**Task details**
Your task is to transcribe all of the data below exactly, omitting the images.
## START Data shown
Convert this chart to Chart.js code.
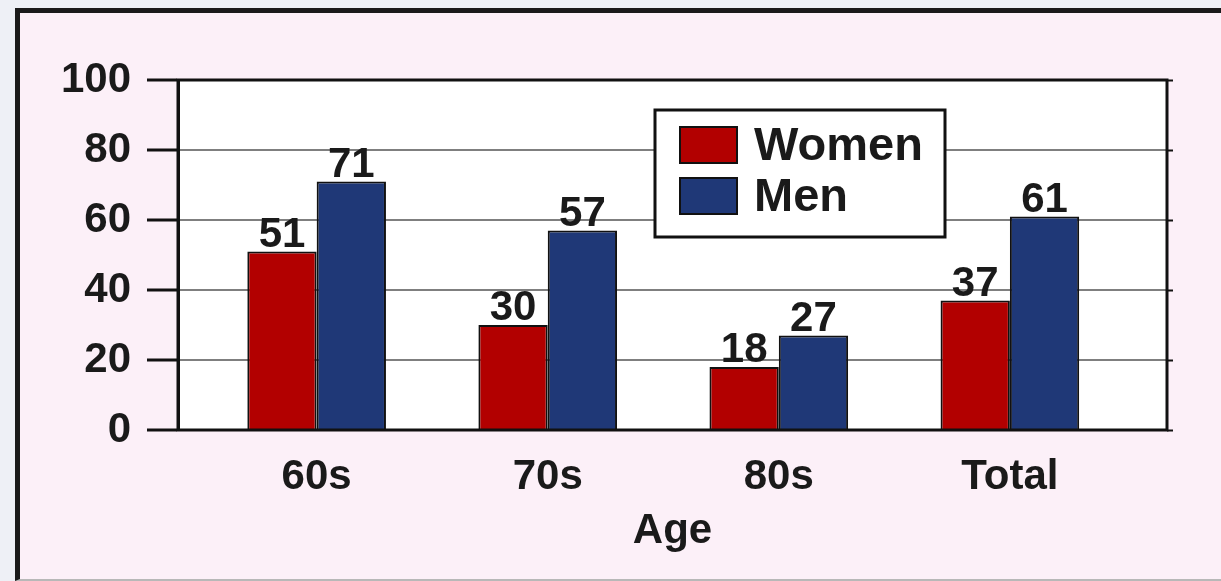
<!DOCTYPE html>
<html lang="en">
<head>
  <meta charset="UTF-8" />
  <title>Age and sex</title>
  <style>
    * {
      margin: 0;
      padding: 0;
      box-sizing: border-box;
    }

    body {
      background-color: #eef0f6;
      width: 1221px;
      height: 581px;
      overflow: hidden;
      position: relative;
    }

    .frame {
      position: absolute;
      left: 15px;
      top: 8px;
      width: 1220px;
      height: 573px;
      background-color: #fcf0f8;
      border-left: 5px solid #1a1a1a;
      border-top: 5px solid #1a1a1a;
      border-bottom: 2px solid #b8b8b8;
    }

    #ageChart {
      position: absolute;
      left: 0;
      top: 0;
    }
  </style>
</head>
<body>
  <div class="frame"></div>
  <canvas id="ageChart" width="1221" height="581"></canvas>

  <script src="https://cdn.jsdelivr.net/npm/chart.js"></script>
  <script>
    const ageGroups = ['60s', '70s', '80s', 'Total'];
    const women = [51, 30, 18, 37];
    const men = [71, 57, 27, 61];
    const seriesNames = ['Women', 'Men'];
    const seriesColors = ['#b20000', '#1f3877'];

    const font = "'Liberation Sans', Arial, sans-serif";

    // white plot box + black frame round it
    const plotBox = {
      id: 'plotBox',
      beforeDraw(chart) {
        const a = chart.chartArea;
        const ctx = chart.ctx;
        ctx.save();
        ctx.fillStyle = '#ffffff';
        ctx.fillRect(a.left, a.top, a.right - a.left, a.bottom - a.top);
        ctx.restore();
      },
      afterDatasetsDraw(chart) {
        const a = chart.chartArea;
        const ctx = chart.ctx;
        ctx.save();
        ctx.strokeStyle = '#111';
        ctx.lineWidth = 3;
        ctx.strokeRect(a.left, a.top, a.right - a.left, a.bottom - a.top);
        ctx.restore();
      }
    };

    // value labels over each bar
    const barValues = {
      id: 'barValues',
      afterDatasetsDraw(chart) {
        const ctx = chart.ctx;
        ctx.save();
        ctx.font = 'bold 42px ' + font;
        ctx.fillStyle = '#1a1a1a';
        ctx.textAlign = 'center';
        ctx.textBaseline = 'alphabetic';
        chart.data.datasets.forEach((ds, i) => {
          chart.getDatasetMeta(i).data.forEach((bar, j) => {
            ctx.fillText(ds.data[j].y, bar.x, bar.y - 5);
          });
        });
        ctx.restore();
      }
    };

    // legend box inside the plot
    const boxLegend = {
      id: 'boxLegend',
      afterDraw(chart) {
        const a = chart.chartArea;
        const ctx = chart.ctx;
        const x = a.left + 477;
        const y = a.top + 30;
        ctx.save();
        ctx.fillStyle = '#fff';
        ctx.fillRect(x, y, 290, 127);
        ctx.strokeStyle = '#111';
        ctx.lineWidth = 3;
        ctx.strokeRect(x, y, 290, 127);
        ctx.font = 'bold 47px ' + font;
        ctx.textBaseline = 'middle';
        seriesNames.forEach((name, i) => {
          const rowY = y + 35 + i * 51;
          ctx.fillStyle = seriesColors[i];
          ctx.fillRect(x + 25, rowY - 18, 57, 36);
          ctx.lineWidth = 2;
          ctx.strokeRect(x + 25, rowY - 18, 57, 36);
          ctx.fillStyle = '#1a1a1a';
          ctx.fillText(name, x + 99, rowY + 2);
        });
        ctx.restore();
      }
    };

    new Chart(document.getElementById('ageChart'), {
      type: 'bar',
      data: {
        datasets: [
          {
            label: seriesNames[0],
            data: women.map((v, i) => ({ x: i, y: v })),
            backgroundColor: seriesColors[0],
            borderColor: '#111',
            borderWidth: 2
          },
          {
            label: seriesNames[1],
            data: men.map((v, i) => ({ x: i, y: v })),
            backgroundColor: seriesColors[1],
            borderColor: '#111',
            borderWidth: 2
          }
        ]
      },
      options: {
        responsive: false,
        animation: false,
        categoryPercentage: 0.6,
        barPercentage: 1.0,
        layout: { padding: { top: 80, left: 0, right: 0, bottom: 0 } },
        plugins: {
          legend: { display: false },
          tooltip: { enabled: false }
        },
        scales: {
          x: {
            type: 'linear',
            min: -0.6,
            max: 3.68,
            offset: false,
            grid: { display: false, offset: false },
            border: { display: false },
            afterBuildTicks: scale => {
              scale.ticks = ageGroups.map((g, i) => ({ value: i }));
            },
            afterFit: scale => { scale.height = 151; },
            ticks: {
              autoSkip: false,
              maxRotation: 0,
              padding: 14,
              color: '#1a1a1a',
              font: { family: font, size: 42, weight: 'bold' },
              callback: v => ageGroups[v]
            },
            title: {
              display: true,
              text: 'Age',
              color: '#1a1a1a',
              font: { family: font, size: 42, weight: 'bold' },
              padding: { top: 0, bottom: 24 }
            }
          },
          y: {
            min: 0,
            max: 100,
            afterFit: scale => { scale.width = 178; },
            ticks: {
              stepSize: 20,
              padding: 16,
              color: '#1a1a1a',
              font: { family: font, size: 42, weight: 'bold' }
            },
            grid: {
              color: '#7f7f7f',
              lineWidth: 2,
              tickColor: '#111',
              tickWidth: 3,
              tickLength: 31
            },
            border: { color: '#111', width: 3 }
          },
          yRight: {
            position: 'right',
            min: 0,
            max: 100,
            afterFit: scale => { scale.width = 54; },
            ticks: { stepSize: 20, display: false },
            grid: {
              drawOnChartArea: false,
              tickColor: '#111',
              tickWidth: 2,
              tickLength: 6
            },
            border: { display: false }
          }
        }
      },
      plugins: [plotBox, barValues, boxLegend]
    });
  </script>
</body>
</html>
## END Data shown
**Completed task**
Convert this chart to Chart.js code.
<!DOCTYPE html>
<html lang="en">
<head>
  <meta charset="UTF-8" />
  <title>Age and sex</title>
  <style>
    * {
      margin: 0;
      padding: 0;
      box-sizing: border-box;
    }

    body {
      background-color: #eef0f6;
      width: 1221px;
      height: 581px;
      overflow: hidden;
      position: relative;
    }

    .frame {
      position: absolute;
      left: 15px;
      top: 8px;
      width: 1220px;
      height: 573px;
      background-color: #fcf0f8;
      border-left: 5px solid #1a1a1a;
      border-top: 5px solid #1a1a1a;
      border-bottom: 2px solid #b8b8b8;
    }

    #ageChart {
      position: absolute;
      left: 0;
      top: 0;
    }
  </style>
</head>
<body>
  <div class="frame"></div>
  <canvas id="ageChart" width="1221" height="581"></canvas>

  <script src="https://cdn.jsdelivr.net/npm/chart.js"></script>
  <script>
    const ageGroups = ['60s', '70s', '80s', 'Total'];
    const women = [51, 30, 18, 37];
    const men = [71, 57, 27, 61];
    const seriesNames = ['Women', 'Men'];
    const seriesColors = ['#b20000', '#1f3877'];

    const font = "'Liberation Sans', Arial, sans-serif";

    // white plot box + black frame round it
    const plotBox = {
      id: 'plotBox',
      beforeDraw(chart) {
        const a = chart.chartArea;
        const ctx = chart.ctx;
        ctx.save();
        ctx.fillStyle = '#ffffff';
        ctx.fillRect(a.left, a.top, a.right - a.left, a.bottom - a.top);
        ctx.restore();
      },
      afterDatasetsDraw(chart) {
        const a = chart.chartArea;
        const ctx = chart.ctx;
        ctx.save();
        ctx.strokeStyle = '#111';
        ctx.lineWidth = 3;
        ctx.strokeRect(a.left, a.top, a.right - a.left, a.bottom - a.top);
        ctx.restore();
      }
    };

    // value labels over each bar
    const barValues = {
      id: 'barValues',
      afterDatasetsDraw(chart) {
        const ctx = chart.ctx;
        ctx.save();
        ctx.font = 'bold 42px ' + font;
        ctx.fillStyle = '#1a1a1a';
        ctx.textAlign = 'center';
        ctx.textBaseline = 'alphabetic';
        chart.data.datasets.forEach((ds, i) => {
          chart.getDatasetMeta(i).data.forEach((bar, j) => {
            ctx.fillText(ds.data[j].y, bar.x, bar.y - 5);
          });
        });
        ctx.restore();
      }
    };

    // legend box inside the plot
    const boxLegend = {
      id: 'boxLegend',
      afterDraw(chart) {
        const a = chart.chartArea;
        const ctx = chart.ctx;
        const x = a.left + 477;
        const y = a.top + 30;
        ctx.save();
        ctx.fillStyle = '#fff';
        ctx.fillRect(x, y, 290, 127);
        ctx.strokeStyle = '#111';
        ctx.lineWidth = 3;
        ctx.strokeRect(x, y, 290, 127);
        ctx.font = 'bold 47px ' + font;
        ctx.textBaseline = 'middle';
        seriesNames.forEach((name, i) => {
          const rowY = y + 35 + i * 51;
          ctx.fillStyle = seriesColors[i];
          ctx.fillRect(x + 25, rowY - 18, 57, 36);
          ctx.lineWidth = 2;
          ctx.strokeRect(x + 25, rowY - 18, 57, 36);
          ctx.fillStyle = '#1a1a1a';
          ctx.fillText(name, x + 99, rowY + 2);
        });
        ctx.restore();
      }
    };

    new Chart(document.getElementById('ageChart'), {
      type: 'bar',
      data: {
        datasets: [
          {
            label: seriesNames[0],
            data: women.map((v, i) => ({ x: i, y: v })),
            backgroundColor: seriesColors[0],
            borderColor: '#111',
            borderWidth: 2
          },
          {
            label: seriesNames[1],
            data: men.map((v, i) => ({ x: i, y: v })),
            backgroundColor: seriesColors[1],
            borderColor: '#111',
            borderWidth: 2
          }
        ]
      },
      options: {
        responsive: false,
        animation: false,
        categoryPercentage: 0.6,
        barPercentage: 1.0,
        layout: { padding: { top: 80, left: 0, right: 0, bottom: 0 } },
        plugins: {
          legend: { display: false },
          tooltip: { enabled: false }
        },
        scales: {
          x: {
            type: 'linear',
            min: -0.6,
            max: 3.68,
            offset: false,
            grid: { display: false, offset: false },
            border: { display: false },
            afterBuildTicks: scale => {
              scale.ticks = ageGroups.map((g, i) => ({ value: i }));
            },
            afterFit: scale => { scale.height = 151; },
            ticks: {
              autoSkip: false,
              maxRotation: 0,
              padding: 14,
              color: '#1a1a1a',
              font: { family: font, size: 42, weight: 'bold' },
              callback: v => ageGroups[v]
            },
            title: {
              display: true,
              text: 'Age',
              color: '#1a1a1a',
              font: { family: font, size: 42, weight: 'bold' },
              padding: { top: 0, bottom: 24 }
            }
          },
          y: {
            min: 0,
            max: 100,
            afterFit: scale => { scale.width = 178; },
            ticks: {
              stepSize: 20,
              padding: 16,
              color: '#1a1a1a',
              font: { family: font, size: 42, weight: 'bold' }
            },
            grid: {
              color: '#7f7f7f',
              lineWidth: 2,
              tickColor: '#111',
              tickWidth: 3,
              tickLength: 31
            },
            border: { color: '#111', width: 3 }
          },
          yRight: {
            position: 'right',
            min: 0,
            max: 100,
            afterFit: scale => { scale.width = 54; },
            ticks: { stepSize: 20, display: false },
            grid: {
              drawOnChartArea: false,
              tickColor: '#111',
              tickWidth: 2,
              tickLength: 6
            },
            border: { display: false }
          }
        }
      },
      plugins: [plotBox, barValues, boxLegend]
    });
  </script>
</body>
</html>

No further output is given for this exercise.